Hyper-Connections significantly improve model performance but can increase memory consumption because they require keeping historical activations in memory for the backward pass.

Skip Checkpointing is a memory-optimization feature that trades compute for memory.


The Memory-Compute Tradeoff

Standard PyTorch stores all intermediate activations during the forward pass. For a deep MHCSequential model, this includes the outputs of every layer + the historical buffers.

When use_checkpointing=True is enabled: 1. Forward Pass: Intermediate activations are cleared from memory. 2. Backward Pass: PyTorch re-runs the forward pass for specific segments (blocks) to re-calculate the missing activations.

This reduces the memory footprint from \(O(Depth)\) to approximately \(O(\sqrt{Depth})\), allowing you to train networks that are twice as deep on the same hardware.

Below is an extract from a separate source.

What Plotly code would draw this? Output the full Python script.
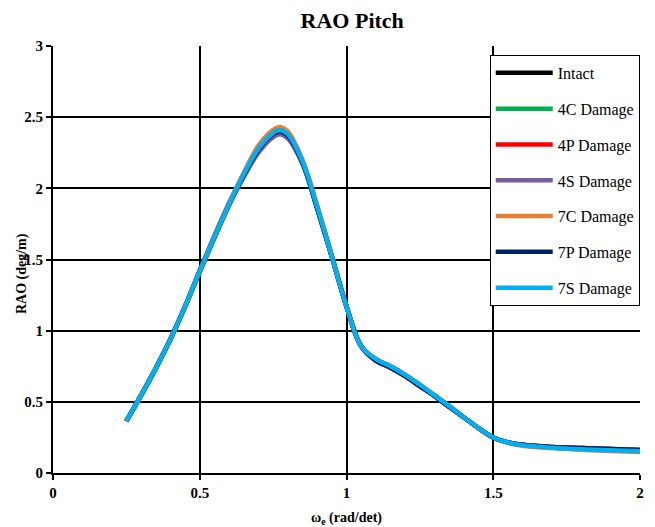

When to use Checkpointing?

  • Deep Models: If you are training models with >24 layers.
  • Large History: If you are using max_history >= 8.
  • High Resolution: For Vision models (Conv2D) where feature maps are large.

Usage

from mhc import MHCSequential
import torch.nn as nn

# Optimized for memory
model = MHCSequential(
    modules_list,
    use_checkpointing=True,
    detach_history=True  # Both recommended for extreme depth
)

[!TIP] Gradient Checkpointing has a small (~20%) overhead in training time but can prevent Out of Memory (OOM) errors completely.